Under the rules of the Convention of 1787, the new Constitution could be ratified by nine of the 13 states: “The Ratification of the Conventions of nine States, shall be sufficient for the Establishment of this Constitution between the States so ratifying the Same.” And that’s exactly what was done, despite the fact that the then-existing Articles of Confederation mandated that no “alteration” be made unless it’s “agreed to in a Congress of the United States, and be afterwards confirmed by the legislatures of every State.”
That’s quite a change, and this changing of the rules of ratification by the convention was undoubtedly done to improve the prospects of the new Constitution being ratified.

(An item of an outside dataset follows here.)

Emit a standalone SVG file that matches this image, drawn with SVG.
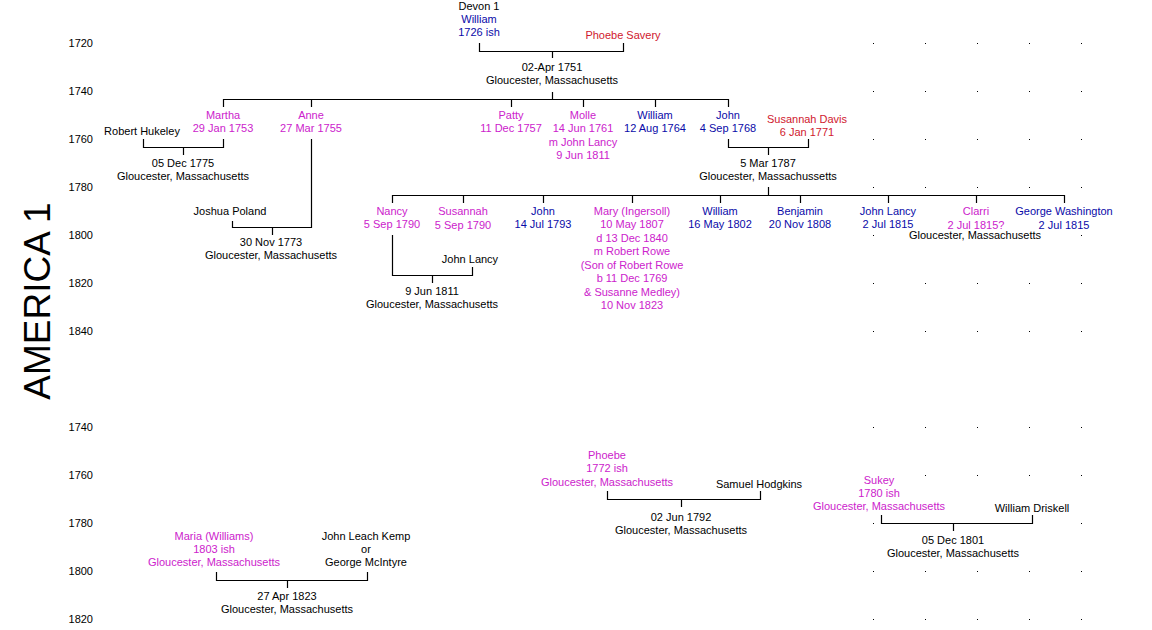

That new Constitution proved to be a great blessing for our country. But the Convention of 1787 was still a runaway convention in the sense that it far exceeded the purpose for which it was called. A second constitutional convention could also run away, though this time the result could be harmful or even disastrous.
In such an “unlikely” eventuality, convention advocates claim, the state legislatures would have the final say and they would never ratify the bait-and-switch amendments. But that claim cannot be said with certainty, considering that, as mentioned above, state legislatures have ratified harmful amendments in the past. Moreover, the state legislatures may not have the final say.

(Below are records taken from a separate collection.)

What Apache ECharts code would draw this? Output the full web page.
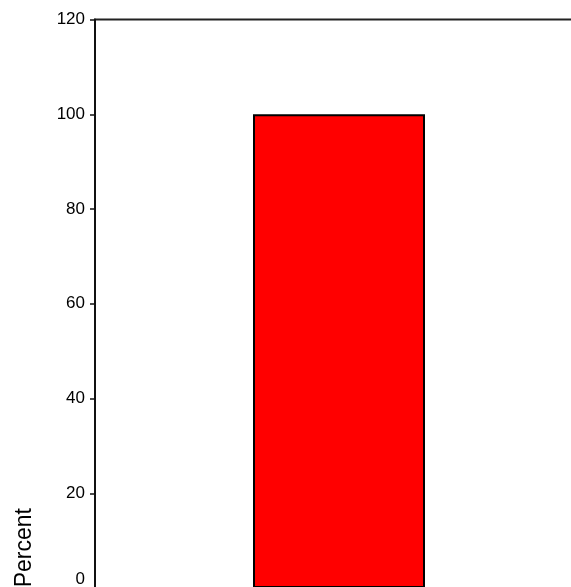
<!DOCTYPE html>
<html><head><meta charset="utf-8">
<script src="https://cdn.jsdelivr.net/npm/echarts@6/dist/echarts.min.js"></script>
<style>html,body{margin:0;padding:0;background:#fff}#c{width:571px;height:587px}</style>
</head><body><div id="c"></div>
<script>
var categories = ['A'];
var percentValues = [100];
var yTicks = [0, 20, 40, 60, 80, 100, 120];
var yAxisTitle = 'Percent';

var chart = echarts.init(document.getElementById('c'), null, {renderer: 'canvas'});
chart.setOption({
  animation: false,
  backgroundColor: '#fff',
  grid: {left: 95, top: 19.5, right: -12, bottom: -1, outerBoundsMode: 'none', containLabel: false,
         show: true, borderColor: '#222', borderWidth: 2, backgroundColor: 'transparent'},
  xAxis: {
    type: 'category', data: categories,
    axisLine: {show: false}, axisTick: {show: false}, axisLabel: {show: false}
  },
  yAxis: {
    type: 'value', min: yTicks[0], max: yTicks[yTicks.length - 1], interval: yTicks[1] - yTicks[0],
    splitLine: {show: false},
    axisLine: {show: true, lineStyle: {color: '#111', width: 2}},
    axisTick: {show: true, length: 5, lineStyle: {color: '#111', width: 1.5}},
    axisLabel: {
      color: '#000', fontFamily: 'Liberation Sans, Arial', fontSize: 17, margin: 10,
      formatter: function (v) { return v === 0 ? '{z|0}' : String(v); },
      rich: {z: {color: '#000', fontFamily: 'Liberation Sans, Arial', fontSize: 17, padding: [0, 0, 18, 0]}}
    }
  },
  graphic: [{
    type: 'text', rotation: Math.PI / 2, x: 36, y: 508,
    style: {text: yAxisTitle, fill: '#000', font: '23px "Liberation Sans", Arial', textAlign: 'right', textVerticalAlign: 'bottom'}
  }],
  series: [{
    type: 'bar', data: percentValues, barWidth: 172,
    itemStyle: {color: '#ff0000', borderColor: '#000', borderWidth: 2}
  }]
});
</script></body></html>
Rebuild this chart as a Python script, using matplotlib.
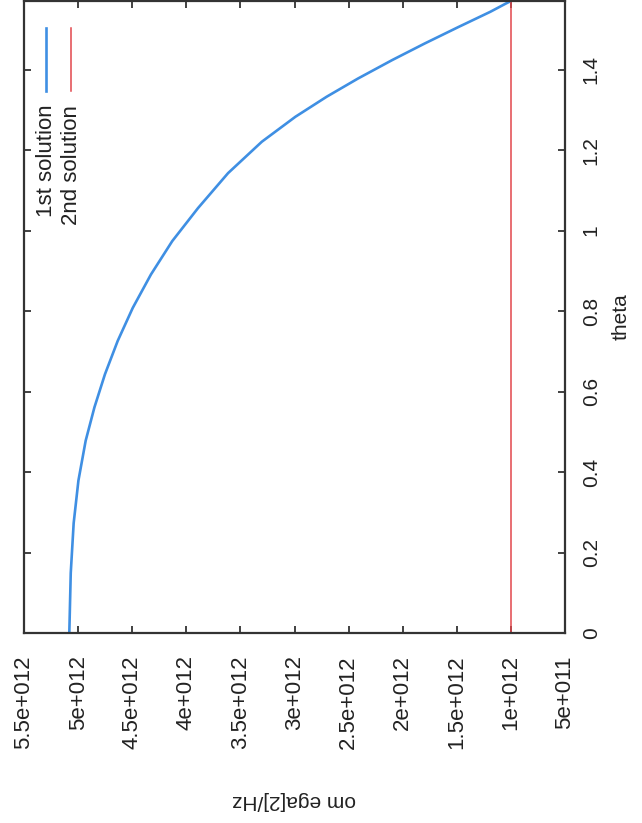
import matplotlib
matplotlib.use("Agg")
import matplotlib.pyplot as plt

plt.rcParams["font.family"] = ["Liberation Sans", "DejaVu Sans"]

# 1st solution (theta in rad, omega in Hz)
theta_1 = [0.003, 0.149, 0.273, 0.379, 0.478, 0.561, 0.643, 0.726, 0.808,
           0.891, 0.974, 1.056, 1.143, 1.221, 1.283, 1.333, 1.378, 1.424,
           1.465, 1.506, 1.544, 1.564, 1.5708]
omega_1 = [5.081e12, 5.068e12, 5.041e12, 4.997e12, 4.930e12, 4.849e12,
           4.752e12, 4.634e12, 4.495e12, 4.327e12, 4.130e12, 3.892e12,
           3.614e12, 3.302e12, 2.992e12, 2.702e12, 2.414e12, 2.097e12,
           1.798e12, 1.486e12, 1.190e12, 1.050e12, 1.0e12]

# 2nd solution: constant
theta_2 = [0.0, 1.5708]
omega_2 = [1.0e12, 1.0e12]

series_labels = ["1st solution", "2nd solution"]
series_colors = ["#3f8fe3", "#e2464c"]
series_widths = [1.9, 1.1]

omega_ticks = [5.5e12, 5e12, 4.5e12, 4e12, 3.5e12, 3e12, 2.5e12, 2e12,
               1.5e12, 1e12, 5e11]
omega_tick_labels = ["5.5e+012", "5e+012", "4.5e+012", "4e+012", "3.5e+012",
                     "3e+012", "2.5e+012", "2e+012", "1.5e+012", "1e+012",
                     "5e+011"]
theta_ticks = [0, 0.2, 0.4, 0.6, 0.8, 1.0, 1.2, 1.4]
theta_tick_labels = ["0", "0.2", "0.4", "0.6", "0.8", "1", "1.2", "1.4"]

# the page is scanned rotated by 90 degrees: omega runs along the bottom,
# theta along the right side
fig = plt.figure(figsize=(6.42, 8.23), dpi=100)
ax = fig.add_axes([24 / 642, 1 - 633 / 823, 541 / 642, 632 / 823])

ax.plot(omega_1, theta_1, color=series_colors[0], lw=series_widths[0],
        solid_joinstyle="round")
ax.plot(omega_2, theta_2, color=series_colors[1], lw=series_widths[1])

ax.set_xlim(5.5e12, 5e11)
ax.set_ylim(0, 1.5708)

text_color = "#222222"
ax.set_xticks(omega_ticks)
ax.set_xticklabels(omega_tick_labels, rotation=90, va="top", ha="center",
                   fontsize=16, color=text_color)
ax.yaxis.tick_right()
ax.yaxis.set_label_position("right")
ax.set_yticks(theta_ticks)
ax.set_yticklabels(theta_tick_labels, rotation=90, va="center", ha="left",
                   fontsize=15, color=text_color)

ax.tick_params(axis="both", direction="in", length=5, width=1.3,
               color="#333333", top=True, left=True, right=True, bottom=True)
ax.tick_params(axis="x", pad=16)
ax.tick_params(axis="y", pad=12)

ax.set_ylabel("theta", rotation=90, fontsize=15, color=text_color, labelpad=8)
ax.set_xlabel("om ega[2]/Hz", rotation=180, fontsize=15, color=text_color,
              labelpad=30)

for spine in ax.spines.values():
    spine.set_linewidth(1.6)
    spine.set_color("#333333")

# legend drawn by hand, rotated like the rest of the page
legend_x = [0.0407, 0.0869]
for lx, label, color, lw in zip(legend_x, series_labels, series_colors,
                                series_widths):
    ax.plot([lx, lx], [0.858, 0.957], transform=ax.transAxes, color=color,
            lw=lw, clip_on=False)
    ax.text(lx, 0.836, label, transform=ax.transAxes, rotation=90,
            ha="center", va="top", fontsize=16, color=text_color)

fig.savefig("out.png", dpi=100, facecolor="white")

First of all, under Article V, Congress decides between two modes of ratification — ratification by three-fourths of the state legislatures, or by three-fourths of state ratifying conventions that may or may not reflect the will of the legislatures. There is a historical precedent for this: Congress submitted the 21st Amendment repealing Prohibition to state ratifying conventions. Second, the convention could conceivably change the ratification rules, as was done by the Convention of 1787.
When the first Mount Vernon Assembly adjourned last December, the 97 state legislators who attended report that the meeting was a success.
On her Facebook page, attendee and Arizona State Representative Kelly Townsend reported that the lawmakers gathered “to discuss a potential amendment to the US Constitution,” but that they did not discuss “what that amendment would be.”
Many fiscal conservatives believe that a constitutional convention needs to be called in order to bring about a balanced federal budget, despite the dangers of a runaway convention. But the fact of the matter is that determined citizens and state legislators could rescue the United States from its financial peril without resorting to opening up the Constitution to tinkering by delegates to a constitutional convention, many of whom would be bought and paid for by special interests and corporations.
Long is wrong on so many points, including this notion that he expressed in regard to a balanced budget amendment: “There are a number of different ideas out there. Spending and fiscal restraint seem to be the common discussion right now that almost everyone, Republicans and Democrats, can agree on.”
Will the delegates at his dream constitutional convention agree on the other amendments that will undoubtedly be brought to the floor by the con-con crowd’s progressive collaborators?
There is no reason we should ever allow this scenario to play out. The push for an Article V convention can be stopped and it begins by letting Long and his colleagues know that there are constitutionalists in this country who appreciate the dangers that lurk in an Article V convention.